• Eshwaran Venkat

    Eshwaran Venkat

    1 month ago
    Couple feature questions: • Is there a provision for some kind of Orchest API that allows one to sync a git repo with Orchest in some way? That is, is it possible to develop on another computer other than orchest's instances and then commit the developments to test / deploy directly on orchest's execution environment? Perhaps this could be achieved through some form of Github actions • Is it possible to use some sort of simple DAG syntax (like airflow) that orchest can then use to auto-construct pipelines? • Can we consider a "library" / "marketplace" of commonly-used Orchest nodes in the pipeline available for general use?
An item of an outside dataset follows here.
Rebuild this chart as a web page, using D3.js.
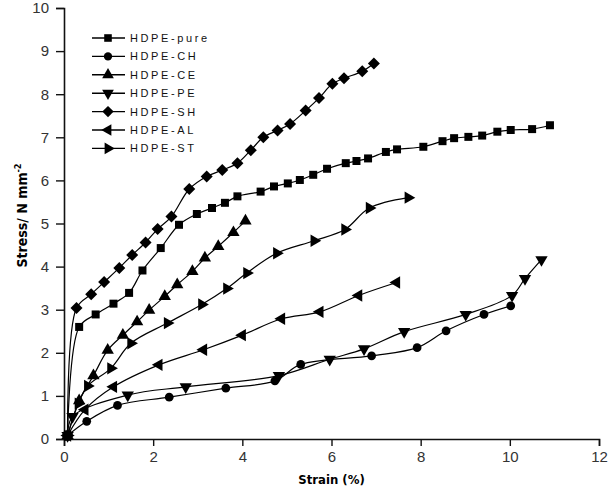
<!DOCTYPE html>
<html>
<head>
<meta charset="utf-8">
<script src="https://cdn.jsdelivr.net/npm/d3@7"></script>
<style>
  body { margin: 0; background: #fff; }
  svg { display: block; }
</style>
</head>
<body>
<div id="chart"></div>
<script>
// values (strain %, stress N/mm2)
var pureX = [0.08, 0.34, 0.71, 1.11, 1.46, 1.76, 2.17, 2.58, 2.98, 3.32, 3.61, 3.89, 4.41, 4.71, 5.02, 5.29, 5.59, 5.90, 6.32, 6.56, 6.82, 7.22, 7.47, 8.06, 8.49, 8.75, 9.07, 9.38, 9.72, 10.02, 10.50, 10.90];
var pureY = [0.08, 2.60, 2.89, 3.14, 3.39, 3.91, 4.43, 4.97, 5.22, 5.36, 5.48, 5.63, 5.74, 5.86, 5.93, 6.01, 6.13, 6.27, 6.40, 6.45, 6.51, 6.66, 6.72, 6.78, 6.91, 6.98, 7.01, 7.04, 7.13, 7.17, 7.19, 7.28];

var chX = [0.08, 0.51, 1.20, 2.36, 3.63, 4.73, 5.31, 6.90, 7.92, 8.57, 9.42, 10.02];
var chY = [0.08, 0.41, 0.78, 0.97, 1.18, 1.35, 1.73, 1.93, 2.12, 2.51, 2.89, 3.09];

var ceX = [0.08, 0.34, 0.66, 0.98, 1.32, 1.64, 1.91, 2.26, 2.54, 2.88, 3.16, 3.46, 3.80, 4.07];
var ceY = [0.08, 0.89, 1.47, 2.06, 2.41, 2.72, 2.99, 3.31, 3.58, 3.89, 4.20, 4.47, 4.79, 5.06];

var peX = [0.08, 0.19, 1.43, 2.73, 4.82, 5.96, 6.73, 7.63, 9.01, 10.05, 10.34, 10.71];
var peY = [0.08, 0.52, 1.02, 1.21, 1.47, 1.85, 2.09, 2.49, 2.89, 3.33, 3.72, 4.16];

var shX = [0.08, 0.28, 0.61, 0.90, 1.24, 1.53, 1.83, 2.10, 2.41, 2.81, 3.20, 3.55, 3.89, 4.19, 4.47, 4.79, 5.07, 5.42, 5.72, 6.02, 6.28, 6.69, 6.95];
var shY = [0.08, 3.04, 3.36, 3.64, 3.97, 4.27, 4.56, 4.87, 5.16, 5.80, 6.09, 6.24, 6.40, 6.70, 7.00, 7.16, 7.31, 7.62, 7.91, 8.24, 8.37, 8.53, 8.71];

var alX = [0.08, 0.47, 1.11, 2.13, 3.13, 4.00, 4.88, 5.74, 6.61, 7.46];
var alY = [0.08, 0.68, 1.21, 1.72, 2.07, 2.41, 2.79, 2.95, 3.33, 3.63];

var stX = [0.08, 0.32, 0.53, 1.05, 1.50, 2.32, 3.09, 3.65, 4.10, 4.77, 5.61, 6.30, 6.85, 7.72];
var stY = [0.08, 0.82, 1.23, 1.64, 2.22, 2.69, 3.12, 3.49, 3.85, 4.31, 4.60, 4.86, 5.36, 5.60];

var seriesNames = ["HDPE-pure", "HDPE-CH", "HDPE-CE", "HDPE-PE", "HDPE-SH", "HDPE-AL", "HDPE-ST"];
var xTicks = [0, 2, 4, 6, 8, 10, 12];
var yTicks = [0, 1, 2, 3, 4, 5, 6, 7, 8, 9, 10];

var W = 610, H = 488;
var margin = { top: 8, right: 11, bottom: 49, left: 64 };
var width = W - margin.left - margin.right;
var height = H - margin.top - margin.bottom;

// marker shape per series: symbol, rotation, area
var shapes = [
  { sym: d3.symbolSquare, rot: 0, size: 64 },
  { sym: d3.symbolCircle, rot: 0, size: 60 },
  { sym: d3.symbolTriangle, rot: 0, size: 66 },
  { sym: d3.symbolTriangle, rot: 180, size: 66 },
  { sym: d3.symbolSquare, rot: 45, size: 72 },
  { sym: d3.symbolTriangle, rot: -90, size: 66 },
  { sym: d3.symbolTriangle, rot: 90, size: 66 }
];

var series = [
  [pureX, pureY], [chX, chY], [ceX, ceY], [peX, peY],
  [shX, shY], [alX, alY], [stX, stY]
].map(function (s, i) {
  return { name: seriesNames[i], shape: shapes[i],
    pts: s[0].map(function (v, j) { return [v, s[1][j]]; }) };
});

var svg = d3.select("#chart").append("svg")
  .attr("width", W).attr("height", H);

var g = svg.append("g")
  .attr("transform", "translate(" + margin.left + "," + margin.top + ")");

var x = d3.scaleLinear().domain([0, 12]).range([0, width]);
var y = d3.scaleLinear().domain([0, 10]).range([height, 0]);

var tickFont = "'Liberation Sans Narrow', 'Arial Narrow', sans-serif";

// axes
var xAxis = g.append("g")
  .attr("transform", "translate(0," + height + ")")
  .call(d3.axisBottom(x).tickValues(xTicks).tickSize(7).tickPadding(5));
var yAxis = g.append("g")
  .call(d3.axisLeft(y).tickValues(yTicks).tickSize(8).tickPadding(7));

[xAxis, yAxis].forEach(function (a) {
  a.select(".domain").attr("stroke", "#111").attr("stroke-width", 1.6);
  a.selectAll(".tick line").attr("stroke", "#111").attr("stroke-width", 1.4);
  a.selectAll(".tick text")
    .style("font-family", tickFont)
    .style("font-size", "15px")
    .attr("fill", "#333");
});

// curves
var line = d3.line()
  .x(function (d) { return x(d[0]); })
  .y(function (d) { return y(d[1]); })
  .curve(d3.curveCatmullRom.alpha(0.5));

series.forEach(function (s) {
  g.append("path")
    .datum(s.pts)
    .attr("d", line)
    .attr("fill", "none")
    .attr("stroke", "#000")
    .attr("stroke-width", 1.2);

  g.selectAll(null)
    .data(s.pts)
    .enter()
    .append("path")
    .attr("d", d3.symbol().type(s.shape.sym).size(s.shape.size))
    .attr("transform", function (d) {
      return "translate(" + x(d[0]) + "," + y(d[1]) + ") rotate(" + s.shape.rot + ")";
    })
    .attr("fill", "#000");
});

// legend
var legend = svg.append("g").attr("transform", "translate(92,38)");
series.forEach(function (s, i) {
  var row = legend.append("g").attr("transform", "translate(0," + (i * 18.4) + ")");
  row.append("line")
    .attr("x1", 0).attr("x2", 33).attr("y1", 0).attr("y2", 0)
    .attr("stroke", "#000").attr("stroke-width", 1.4);
  row.append("path")
    .attr("d", d3.symbol().type(s.shape.sym).size(s.shape.size * 0.9))
    .attr("transform", "translate(16,0) rotate(" + s.shape.rot + ")")
    .attr("fill", "#000");
  row.append("text")
    .attr("x", 38).attr("y", 4)
    .style("font-family", "'Liberation Sans', Arial, sans-serif")
    .style("font-size", "11px")
    .style("letter-spacing", "2.6px")
    .attr("fill", "#111")
    .text(s.name);
});

// axis titles
var titleFont = "'DejaVu Sans Condensed', 'DejaVu Sans', sans-serif";
svg.append("text")
  .attr("x", margin.left + width / 2).attr("y", 484)
  .attr("text-anchor", "middle")
  .style("font-family", titleFont)
  .style("font-size", "13px")
  .style("font-weight", "bold")
  .text("Strain (%)");

var yt = svg.append("text")
  .attr("transform", "translate(27," + (margin.top + height / 2 - 8) + ") rotate(-90)")
  .attr("text-anchor", "middle")
  .style("font-family", titleFont)
  .style("font-size", "14px")
  .style("font-weight", "bold");
yt.append("tspan").text("Stress/ N mm");
yt.append("tspan").attr("dy", -6).style("font-size", "9px").text("-2");
</script>
</body>
</html>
For ex: ◦ A node that reads data from any database based on the pipeline / job parameters and gets data. ◦ Common text transformations like uppercase / lowercase / removing nulls, etc ◦ Integrations with libraries like Great Expectations, etc by default without having to initialize the container with them
  • juanlu

    juanlu

    1 month ago
    these are all great suggestions. we have in fact talked recently about a library of common steps, although it will take us some time to get there. about an airflow-like DAG syntax, what exactly do you have in mind? a Python script that can be used to generate an Orchest pipeline?
  • Eshwaran Venkat

    Eshwaran Venkat

    1 month ago
    That's great! And yes on the dag syntax it could be a python script, yml or json file where one can specify the definitions, say locally on my system
  • And upon pushing this DDL to orchest via an API of sorts, have the pipeline available in an instance that we specify
  • Rick Lamers

    Rick Lamers

    1 month ago
    The JSON format is fairly straightforward and could be generated by a script. It's specified here: https://docs.orchest.io/en/stable/development/how_orchest_works.html#pipeline-json-schema Any
    .orchest
    file in a project directory will automatically be detected by Orchest. We might create a Python module that allows one to easily specify and generate DAGs that generate this JSON under the hood. We're also working on an Orchest REST API that will allow you to programmatically trigger most of the things you can do in the Orchest UI. These roadmap items are actually going live on our GitHub roadmap today (we wanted make it easier for users to know what's coming in the future)
  • Is there a provision for some kind of Orchest API that allows one to sync a git repo with Orchest in some way? This is actually an interesting feature for the REST API.
    Right now we allow you to use
    git
    inside Orchest using the JupyterLab
    git
    GUI client or JupyterLab integrated terminal. We could make a REST endpoint available that changes the checked out version of the project in Orchest (e.g. to a certain branch or commit).
  • Yannick

    Yannick

    1 month ago
    Great suggestions! ❤️ For completeness I wanted to list the existing GH issues we have open for these: • I would describe this as a form of GitOps, which we actually don't have an issue open for (but it is similar enough to Orchest API) • Similar but not identical to: Ability to dynamically change the pipeline definition through code • Extended SQL Nodes in Orchest Pipelines to have more of these templates.